Dante Gabriel Rossetti, whose full baptismal name was Gabriel Charles Dante, was educated principally at King’s College School, London, and there attained to a moderate proficiency in the ordinary classical school-learning, besides a knowledge of French, which throughout life he spoke well. He learned at home some rudimentary German; Italian he had acquired at a very early age. There has always been some playful mention of certain tragedies and translations upon which he exercised himself from the ages of five to fifteen years; but it is hardly necessary to say that he himself never attached value to these efforts of his precocity; he even displayed, occasionally, a little irritation upon hearing them spoken of as remarkable youthful achievements.
One of these productions of his adolescence, Sir Hugh the Heron, has been so frequently alluded to, that it seems necessary to tell the story of it, as the author himself, in conversation, was accustomed to do. At about twelve years of age, the young poet wrote a scrap of a poem under this title, and then cast it aside. His grandfather, Polidori, had seen the fragment, however, and had conceived a much higher opinion of its merits than even the natural vanity of the young author himself permitted him to entertain. It had then become one of the grandfather’s amusements to set up an amateur printing-press in his own house, and occupy his leisure in publishing little volumes of original verse for semi-public circulation. He urged his grandson to finish the poem in question, promising it, in a completed state, the dignity and distinction of type. Prompted by hope of this hitherto unexpected reward, Rossetti — then thirteen to fourteen years of age — finished the juvenile epic, and some bound copies of it got abroad. No more was thought of the matter, and in due time the little bard had forgotten that he had ever done it. But when a genuine distinction had been earned by poetry that was in no way immature, Rossetti discovered, by the gratuitous revelation of a friend, that a copy of the youthful production — privately printed and never published — was actually in the library of the British Museum. Amazed, and indeed appalled as he was by this disclosure, he was powerless to remedy the evil, which he foresaw would some day lead to the poem being unearthed to his injury, and printed as a part of his work. The utmost he could do to avert the threatened mischief he did, and this was to make an entry in a commonplace-b
ook which he kept for such uses, explaining the origin and history of the poem, and expressing a conviction that it seemed to him to be remarkable only from its entire paucity of even ordinary poetic promise. But while this was indubitably a just estimate of these boyish efforts, it is no doubt true, as we shall presently see, that Rossetti’s genius matured itself early in life.

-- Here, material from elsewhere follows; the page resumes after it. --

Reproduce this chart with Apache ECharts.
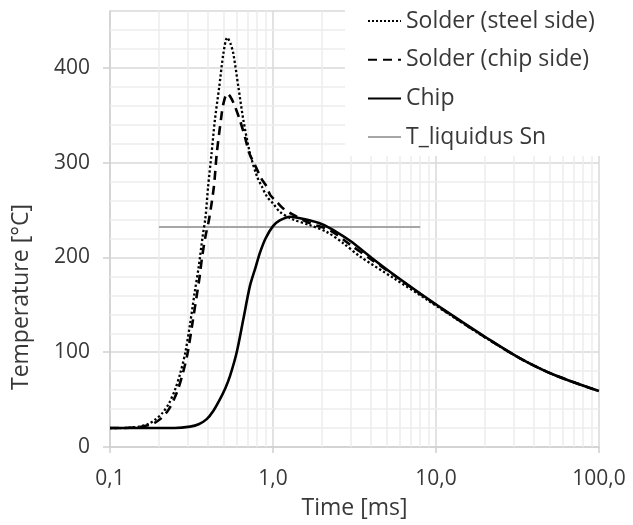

Whilst still a child, his love of literature exhibited itself, and a story is told of a disaster occurring to him, when rather less than nine years of age, which affords amusing proof of the ardour of his poetic nature. Upon going with his brother and sisters to the house of his grandfather, where as children they occupied themselves with sports appropriate to their years, he proposed to improvise a part of a scene from Othello, and cast himself for the principal rôle. The scene selected was the closing one of the play, and began with the speech delivered to Lodovico, Montano, and Gratiano, when they are about to take Othello prisoner. Rossetti used to say that he delivered the lines in a frenzy of boyish excitement, and coming to the words —
Set you down this:
And say, besides, — that in Aleppo once,
Where a malignant and a turban’d Turk
Beat a Venetian, and traduced the state,
I took by the throat the circumcised dog,
And smote him — thus! —
he snatched up an iron chisel, that lay somewhere at hand, and, to the consternation of his companions, smote himself with all his might on the chest, inflicting a wound from which he bled and fainted.